Scoop solid waste out of the litter boxes once or twice per day. Then, completely empty, wash with baking soda and unscented soap, and refresh with new litter weekly or bi-weekly. Cats prefer a fresh, clean litter environment and a dirty box will discourage proper usage. Automatic self-cleaning litter boxes are another convenient option to keep things tidy.

5. Use Litter Mats

Place large litter mats in front of the box entries to catch any litter that gets kicked out. Look for mats with a dual-layer design with a mesh top trap that traps the litter from cats' paws when they exit. We can simply shake out the mat frequently over the litter box to contain the mess.

Cat using a self-cleaning litter box

How to Select the Right Litter Box

Finding the ideal litter box setup is crucial for containing litter mess. The wrong type or size of box can actually contribute to more kicking and scattering of litter. Consider a cat's specific needs when choosing the right litter box.

1. High-Sided and Low Entry

For maximum litter containment, look for litter boxes with high sides that can contain a cat's vigorous digging and burying. However, you'll also want a lower entry point so the cat can easily step in and out, which becomes especially important as they get older. Boxes with top entry can be challenging for some cats to access.

2. Covered or Uncovered

Covered litter boxes have some advantages like containing odors and providing a sense of privacy for cats. But some cats can feel cramped in enclosed spaces, especially larger cats. An uncovered box allows better visibility and air flow which some cats prefer. Consider our cat's typical tendencies when choosing between a covered or uncovered box.

3. Ventilation and Visibility

If using a covered litter box, make sure it has ample ventilation holes or a design that prevents odor buildup. Cut-outs or a see-through side will also give cats better visibility so they don't feel trapped in an enclosed space. Feeling confined may lead to litter aversion and kick-outs.

The key is finding a litter box setup that accommodates the particular cat's preferences and needs. The right sized box with proper access can greatly minimize litter dispersal during their natural digging and burying routine. Be willing to experiment with different covered versus uncovered models to see what works best for our cat.

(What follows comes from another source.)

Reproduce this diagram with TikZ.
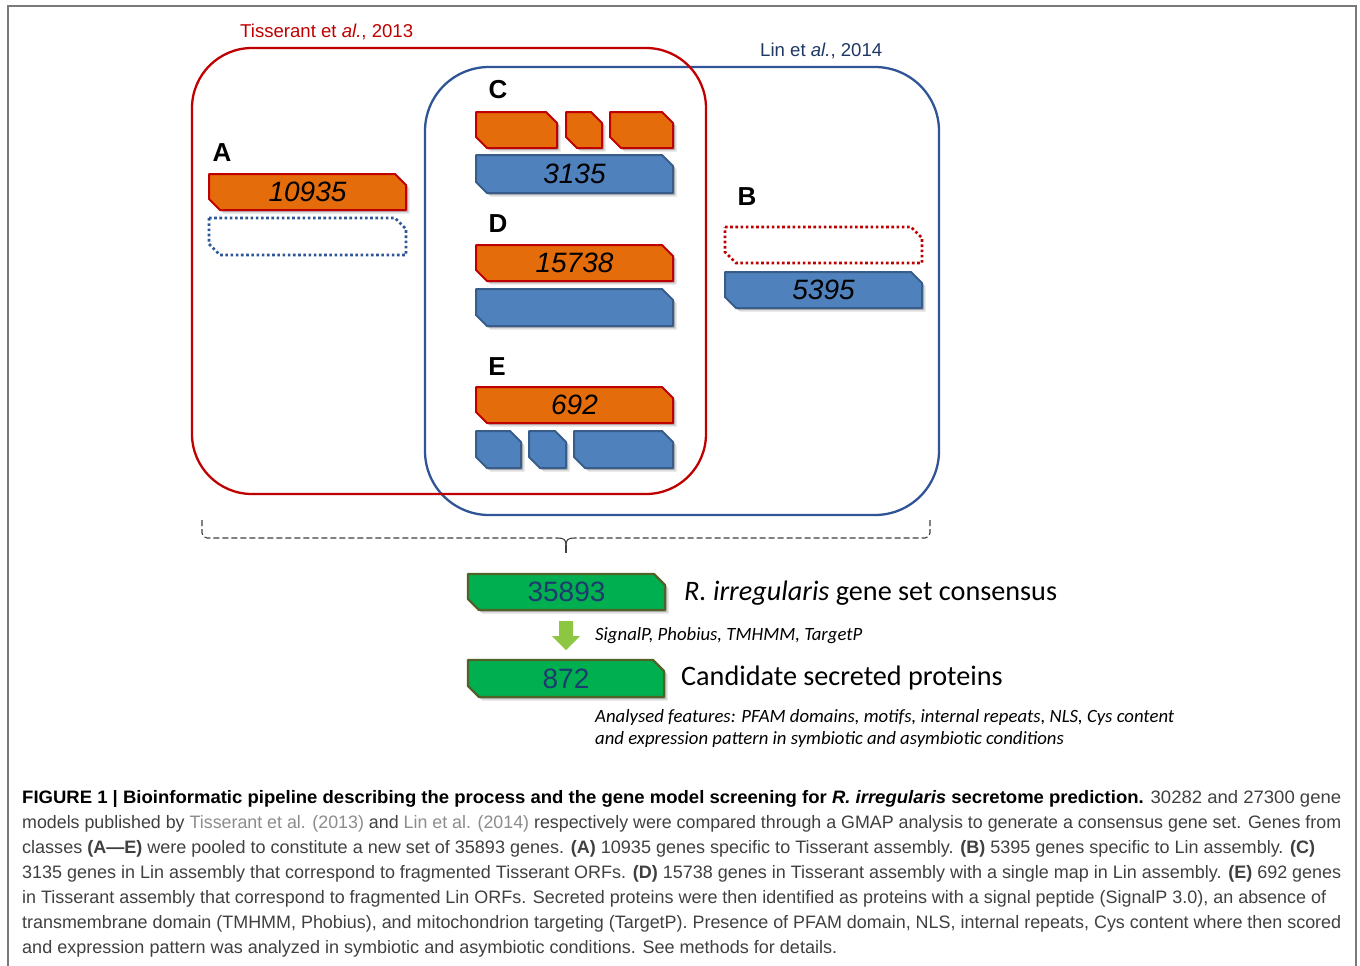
\documentclass[tikz,border=0pt]{standalone}
\usepackage{fontspec}
\setmainfont{Liberation Sans}
\newfontfamily\calfont{Carlito}
\usetikzlibrary{shapes.misc}
\definecolor{tisline}{HTML}{C00000}
\definecolor{tisfill}{HTML}{E46C0A}
\definecolor{linline}{HTML}{385D8A}
\definecolor{linfill}{HTML}{4F81BD}
\definecolor{linbig}{HTML}{2F5597}
\definecolor{linlabel}{HTML}{1F3864}
\definecolor{grfill}{HTML}{00B050}
\definecolor{grline}{HTML}{4F6228}
\definecolor{grtext}{HTML}{1F3A6E}
\definecolor{arrowgr}{HTML}{8DC641}
\definecolor{framec}{HTML}{7A7A7A}
\definecolor{captext}{HTML}{404040}
\definecolor{capcite}{HTML}{8C8C8C}
\definecolor{bracec}{HTML}{404040}
\newcommand\capsize{\fontsize{18}{22}\selectfont}
\newcommand\fitline[2]{\resizebox{#1pt}{\height}{#2}}
\newcommand\lineA{\textbf{\color{black}FIGURE 1 | Bioinformatic pipeline describing the process and the gene model screening for \textit{R. irregularis} secretome prediction.} 30282 and 27300 gene}
\newcommand\lineB{models published by {\color{capcite}Tisserant et al. (2013)} and {\color{capcite}Lin et al. (2014)} respectively were compared through a GMAP analysis to generate a consensus gene set. Genes from}
\newcommand\lineC{classes \textbf{(A—E)} were pooled to constitute a new set of 35893 genes. \textbf{(A)} 10935 genes specific to Tisserant assembly. \textbf{(B)} 5395 genes specific to Lin assembly. \textbf{(C)}}
\newcommand\lineD{3135 genes in Lin assembly that correspond to fragmented Tisserant ORFs. \textbf{(D)} 15738 genes in Tisserant assembly with a single map in Lin assembly. \textbf{(E)} 692 genes}
\newcommand\lineE{in Tisserant assembly that correspond to fragmented Lin ORFs. Secreted proteins were then identified as proteins with a signal peptide (SignalP 3.0), an absence of}
\newcommand\lineF{transmembrane domain (TMHMM, Phobius), and mitochondrion targeting (TargetP). Presence of PFAM domain, NLS, internal repeats, Cys content where then scored}
\newcommand\lineG{and expression pattern was analyzed in symbiotic and asymbiotic conditions. See methods for details.}
% chamfered outline: cx, cy, w, h (pixel units, y downwards)
\def\chz{11}
\newcommand\chpath[4]{({#1-#3/2},{#2-#4/2}) -- ({#1+#3/2-\chz},{#2-#4/2}) -- ({#1+#3/2},{#2-#4/2+\chz}) -- ({#1+#3/2},{#2+#4/2}) -- ({#1-#3/2+\chz},{#2+#4/2}) -- ({#1-#3/2},{#2+#4/2-\chz}) -- cycle}
% gene box: #1 outline style, #2 text style, #3 name, #4 cx, #5 cy, #6 w, #7 h, #8 text
\newcommand\genebox[8]{%
  \fill[black, opacity=0.12, xshift=3.5pt, yshift=-3.5pt] \chpath{#4}{#5}{#6}{#7};
  \fill[black, opacity=0.18, xshift=2pt, yshift=-2pt] \chpath{#4}{#5}{#6}{#7};
  \path[#1] \chpath{#4}{#5}{#6}{#7};
  \node[#2, inner sep=0pt, minimum width=#6pt, minimum height=#7pt] (#3) at (#4,#5) {#8};
}
\newcommand\dotgene[6]{%
  \path[#1] \chpath{#3}{#4}{#5}{#6};
  \node[inner sep=0pt, minimum width=#5pt, minimum height=#6pt] (#2) at (#3,#4) {};
}
\tikzset{
  tisbox/.style={fill=tisfill, draw=tisline, line width=2pt, line join=round},
  linbox/.style={fill=linfill, draw=linline, line width=2pt, line join=round},
  grnbox/.style={fill=grfill, draw=grline, line width=2.4pt, line join=round},
  numtxt/.style={font=\fontsize{28}{30}\selectfont\itshape},
  grntxt/.style={font=\fontsize{28}{30}\selectfont, text=grtext},
  dotline/.style={line width=2.6pt, dash pattern=on 2.6pt off 2.6pt},
  letter/.style={font=\fontsize{26}{28}\selectfont\bfseries, inner sep=0pt},
  setlabel/.style={font=\fontsize{18.6}{20}\selectfont, anchor=west, inner sep=0pt},
  bigset/.style={draw, line width=2.3pt, fill=none},
  capline/.style={anchor=base west, inner sep=0pt, text=captext, font=\capsize},
  calbig/.style={anchor=west, inner sep=0pt, font=\calfont\fontsize{28.2}{30}\selectfont},
  calsmall/.style={anchor=west, inner sep=0pt, font=\calfont\itshape\fontsize{18.75}{21}\selectfont},
  bracestyle/.style={draw=bracec, line width=1.1pt, dash pattern=on 6pt off 3pt},
}
\begin{document}
\begin{tikzpicture}[x=1pt,y=-1pt]
\useasboundingbox (0,0) rectangle (1360,966);
\fill[white] (0,0) rectangle (1360,966);
% frame
\draw[framec, line width=1.6pt] (8,966) -- (8,6) -- (1356,6) -- (1356,966);

% sets
\node[bigset, draw=linbig, rounded corners=64pt, minimum width=514pt, minimum height=448pt] (linset) at (682,291) {};
\node[bigset, draw=tisline, rounded corners=60pt, minimum width=514pt, minimum height=446pt] (tisset) at (449,271) {};
\node[setlabel, text=tisline] (tislab) at (240,32) {Tisserant et \textit{al.}, 2013};
\node[setlabel, text=linlabel] (linlab) at (760,51) {Lin et \textit{al.}, 2014};

% letters
\node[letter] (la) at (222,153) {A};
\node[letter] (lc) at (498,90) {C};
\node[letter] (ld) at (498,224) {D};
\node[letter] (le) at (497,367) {E};
\node[letter] (lb) at (747,197) {B};

% A
\genebox{tisbox}{numtxt}{a1}{307.5}{192}{197}{36}{10935}
\dotgene{draw=linbig, dotline}{a2}{307.5}{236.5}{197}{37}
% C
\genebox{tisbox}{numtxt}{c1}{516.5}{130}{81}{36}{}
\genebox{tisbox}{numtxt}{c2}{584}{130}{36}{36}{}
\genebox{tisbox}{numtxt}{c3}{641.5}{130}{63}{36}{}
\genebox{linbox}{numtxt}{c4}{574.5}{174}{197}{38}{3135}
% D
\genebox{tisbox}{numtxt}{d1}{574.5}{263}{197}{36}{15738}
\genebox{linbox}{numtxt}{d2}{574.5}{307.5}{197}{37}{}
% E
\genebox{tisbox}{numtxt}{e1}{574.5}{405}{197}{36}{692}
\genebox{linbox}{numtxt}{e2}{498.5}{449.5}{45}{37}{}
\genebox{linbox}{numtxt}{e3}{547.5}{449.5}{37}{37}{}
\genebox{linbox}{numtxt}{e4}{623.5}{449.5}{99}{37}{}
% B
\dotgene{draw=tisline, dotline}{b1}{823.5}{245}{197}{36}
\genebox{linbox}{numtxt}{b2}{823.5}{290}{197}{36}{5395}

% brace
\coordinate (bl) at (202,520);
\coordinate (br) at (930,520);
\coordinate (bm) at (566,553);
\draw[bracestyle, rounded corners=5pt] (bl) -- (202,538) -- (558,538);
\draw[bracestyle, rounded corners=5pt] (br) -- (930,538) -- (574,538);
\draw[bracestyle, dash pattern=on 3pt off 0pt] (558,538) .. controls (564,538) and (566,540) .. (566,545);
\draw[bracestyle, dash pattern=on 3pt off 0pt] (574,538) .. controls (568,538) and (566,540) .. (566,545);
\draw[bracestyle, dash pattern=on 8pt off 0pt] (566,545) -- (bm);

% pipeline
\genebox{grnbox}{grntxt}{g1}{566.5}{592}{197}{36}{35893}
\genebox{grnbox}{grntxt}{g2}{566}{678.5}{196}{37}{872}
\fill[arrowgr] (559,621) -- (573,621) -- (573,636) -- (580,636) -- (566,650) -- (552,636) -- (559,636) -- cycle;
\node[calbig] (t1) at (684,593) {\textit{R. irregularis} gene set consensus};
\node[calsmall] (t2) at (595,636) {SignalP, Phobius, TMHMM, TargetP};
\node[calbig] (t3) at (681,678) {Candidate secreted proteins};
\node[calsmall] (t4) at (595,717) {Analysed features: PFAM domains, motifs, internal repeats, NLS, Cys content};
\node[calsmall] (t5) at (595,739) {and expression pattern in symbiotic and asymbiotic conditions};

% caption
\node[capline] (cap1) at (22,803) {\fitline{1319}{\lineA}};
\node[capline] (cap2) at (22,828) {\fitline{1319}{\lineB}};
\node[capline] (cap3) at (22,853) {\fitline{1293}{\lineC}};
\node[capline] (cap4) at (22,878) {\fitline{1319}{\lineD}};
\node[capline] (cap5) at (22,903) {\fitline{1304}{\lineE}};
\node[capline] (cap6) at (22,928) {\fitline{1319}{\lineF}};
\node[capline] (cap7) at (22,953) {\fitline{815}{\lineG}};
\end{tikzpicture}
\end{document}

Accepting Litter Kicking as Natural Cat Behavior

Kicking litter out of the box is simply normal feline instinct that can be managed, not eliminated entirely. By providing an appropriately sized litter box, cleaning it frequently, and using litter mats, we can minimize the mess while allowing our cat to fulfill their natural need to dig and bury. If excessive kicking persists or there are any other changes, consult the vet to rule out medical issues. With some simple adjustments, we can coexist peacefully with our cat's litter habits.